Option 1 given by @danbjoseph has the advantage that the integer variable will either contain real data or be empty, so that statistics calculated on it should be relevant. (For instance, if only 700 out of 1000 respondents have answered that question, you would want to calculate an average value based on those 700 answers only.) On the other hand, a (minor) disadvantage is that it doubles the number of questions to ask (unless the first answer is "no", of course), which can become a problem if you have many such questions in your survey.

Option 2 has the advantage of combining both questions into a single one, using a special numeric code for "I don't know". However, the disadvantage is that it can mess up your statistics if you're not careful, or if the person who will analyse the data is not fully aware of this "trick". As an example, we had a survey using this method for some questions (with "9999" as the code number) and the survey managers initially got confused when visualising the data on the KoBoToolbox online platform, because the few "9999" answers lead to insane average values for these variables.

The third option that I propose has the disadvantage of being a bit convoluted in the coding, but it combines the advantages of both options 1 and 2: only "real" data is recorded and only one question is asked (unless the enumerator enters contradictory data, as you will see, but this is assumed to be exceptional). The idea is to combine the two following questions on the same screen, using a group with a "field-list" appearance:

  1. "How many people own dogs?", as an 'integer' question.
  2. or "I don't know", as a 'select_one' question with only a single option: "I don't know".

Because you only want one of these questions to be answered, none of them should be mandatory ('required'=false). So data control is then achieved using a subsequent 'note' (a warning), which will only be displayed if the answers given previously are contradictory. That is:

  • If both answers are empty.
  • Or if both answers are non-empty.

This is done with a 'relevant' formula for the note such as:

(${number}='' and ${number_idk}='') or (${number}!='' and ${number_idk}!='')

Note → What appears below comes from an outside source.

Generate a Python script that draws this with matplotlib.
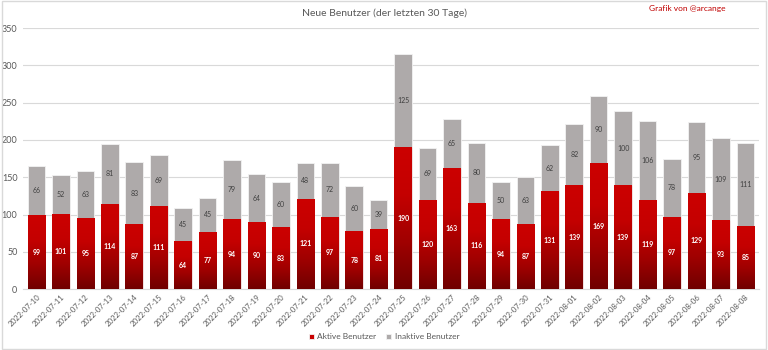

And to prevent the enumerator from moving forward without correcting the previous data, you define this note with 'required'=true. Of course, the note must explain why there is a problem and how to solve it! Hopefully, as I said, the warning note being displayed should only be the exception and would probably not happen more than once per enumerator (and maybe not at all if a preliminary training addresses this particular point).

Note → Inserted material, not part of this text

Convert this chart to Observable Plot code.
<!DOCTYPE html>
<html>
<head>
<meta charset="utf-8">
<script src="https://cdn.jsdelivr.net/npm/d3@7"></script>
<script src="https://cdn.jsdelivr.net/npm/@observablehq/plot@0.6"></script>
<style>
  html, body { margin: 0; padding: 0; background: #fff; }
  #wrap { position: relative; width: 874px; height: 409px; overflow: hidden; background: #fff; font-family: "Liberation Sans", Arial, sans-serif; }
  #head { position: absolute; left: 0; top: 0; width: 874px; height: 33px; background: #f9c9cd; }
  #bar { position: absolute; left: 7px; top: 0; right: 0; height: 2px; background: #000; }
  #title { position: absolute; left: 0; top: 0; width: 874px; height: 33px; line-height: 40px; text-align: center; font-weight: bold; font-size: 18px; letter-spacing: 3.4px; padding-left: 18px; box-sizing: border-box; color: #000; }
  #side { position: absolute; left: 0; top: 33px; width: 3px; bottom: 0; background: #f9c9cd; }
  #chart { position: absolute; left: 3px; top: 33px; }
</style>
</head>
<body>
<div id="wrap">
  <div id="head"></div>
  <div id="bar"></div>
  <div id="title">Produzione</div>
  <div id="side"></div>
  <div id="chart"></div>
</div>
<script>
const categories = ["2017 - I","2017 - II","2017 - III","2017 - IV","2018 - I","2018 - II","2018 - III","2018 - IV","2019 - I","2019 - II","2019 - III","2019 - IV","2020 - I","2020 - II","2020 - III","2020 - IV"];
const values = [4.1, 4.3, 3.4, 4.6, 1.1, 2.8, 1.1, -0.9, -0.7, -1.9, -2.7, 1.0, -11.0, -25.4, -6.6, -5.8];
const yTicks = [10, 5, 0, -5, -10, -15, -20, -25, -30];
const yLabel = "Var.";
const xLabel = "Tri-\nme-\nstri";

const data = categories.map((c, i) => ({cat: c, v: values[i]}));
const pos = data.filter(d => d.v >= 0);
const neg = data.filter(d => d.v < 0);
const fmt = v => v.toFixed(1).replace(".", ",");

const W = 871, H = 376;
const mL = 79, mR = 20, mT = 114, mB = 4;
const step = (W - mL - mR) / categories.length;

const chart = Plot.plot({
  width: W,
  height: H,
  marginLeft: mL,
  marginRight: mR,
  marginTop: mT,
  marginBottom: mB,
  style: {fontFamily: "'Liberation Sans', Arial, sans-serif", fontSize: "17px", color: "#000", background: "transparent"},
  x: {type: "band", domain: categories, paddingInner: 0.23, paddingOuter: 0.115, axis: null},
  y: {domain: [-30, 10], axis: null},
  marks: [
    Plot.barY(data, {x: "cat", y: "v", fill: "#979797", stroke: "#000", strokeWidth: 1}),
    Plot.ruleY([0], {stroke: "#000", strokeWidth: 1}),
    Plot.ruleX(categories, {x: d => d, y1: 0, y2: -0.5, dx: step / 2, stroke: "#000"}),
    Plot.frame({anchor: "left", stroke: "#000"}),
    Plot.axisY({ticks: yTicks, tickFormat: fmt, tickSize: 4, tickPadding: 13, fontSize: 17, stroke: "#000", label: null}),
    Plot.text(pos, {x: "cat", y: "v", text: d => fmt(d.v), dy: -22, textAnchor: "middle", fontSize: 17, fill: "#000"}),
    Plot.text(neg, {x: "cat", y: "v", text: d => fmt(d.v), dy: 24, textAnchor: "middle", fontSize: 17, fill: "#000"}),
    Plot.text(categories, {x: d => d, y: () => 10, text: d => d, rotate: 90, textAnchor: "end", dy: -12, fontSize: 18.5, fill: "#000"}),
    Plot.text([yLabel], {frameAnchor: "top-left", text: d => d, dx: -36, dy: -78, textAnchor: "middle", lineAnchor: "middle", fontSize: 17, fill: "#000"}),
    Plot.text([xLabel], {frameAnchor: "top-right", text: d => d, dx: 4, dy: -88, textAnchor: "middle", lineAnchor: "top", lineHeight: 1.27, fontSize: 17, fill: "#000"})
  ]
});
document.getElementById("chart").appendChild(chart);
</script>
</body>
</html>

If you want to test this option, you can try it online or download this commented XLSForm: Numerical question with I don't know.xlsx (13.1 KB)


Alternatively, you can leave your original question (aka ${question}) as it is, with perhaps an additional hint saying something like "Please leave blank if you do not know". And instead add a (hidden) calculation which will contain the actual response (${response}) that you are interested in capturing and subsequently processing, eg

calculation: response = coalesce(${question}, 'I dont know')

That way, ${response} should always contain the result you desire.

@sebmercier Thank you so much for your wonderful response. I will try that option you have suggested.

@Xiphware Thank you so much for being concerned and assisting me. I am always looking forward to learning from the entire crew of ODK Forum!
The above question is a requirement no skipping that is one of the conditions.

Please note there is no show/hide (ie skipping) involved; the original question "How many people own dogs?" is always visible and answerable. Rather, the value you wish to return for this question - either the number the user enters or "I dont know" - is essentially calculated from their response, if any.

Either way, you have a few options here to choose from. I'm sure one will best suit your purpose. :slight_smile:

1 Like

Thank you @Xiphware for your support

Thank you @sebmercier for your detailed explanation. Things are much much clearer than before.
I stand to be corrected if this is possible. I was thinking if that question can be designed to capture text rather than numerical data. On the data type we input 'Text' and have a hint to tell respondents to enter "I don't know " when they do not know the answer for that question, 'How many people own dogs in your neighbourhood?'
Here is a file to demonstrate that: Do_not_know.xlsx (11.4 KB)

Here is the link: Online form

What are the limitations of doing so?
There is a reason why we have text data type to accept both either text and numerical numbers in the same text box.

You can absolutely have a question that takes (freeform) text, including digits, into which the user can enter a number "123" as well as regular text.

The main limitation, as I see it, is that regardless of what you put in your hint, the user may still enter "I dont know" (no apostrophe), or "i don't know" (lowercase i), or... So in addition to now making the user type in a bunch of standard response text, you will (or should) have the issue of validating that their response is valid.

Avoiding making the user enter standard responses as plain text is good form design; it makes it a lot faster for the enumerator to fill in the form (using a select_one instead of typing in a long string) and it reduces data entry errors.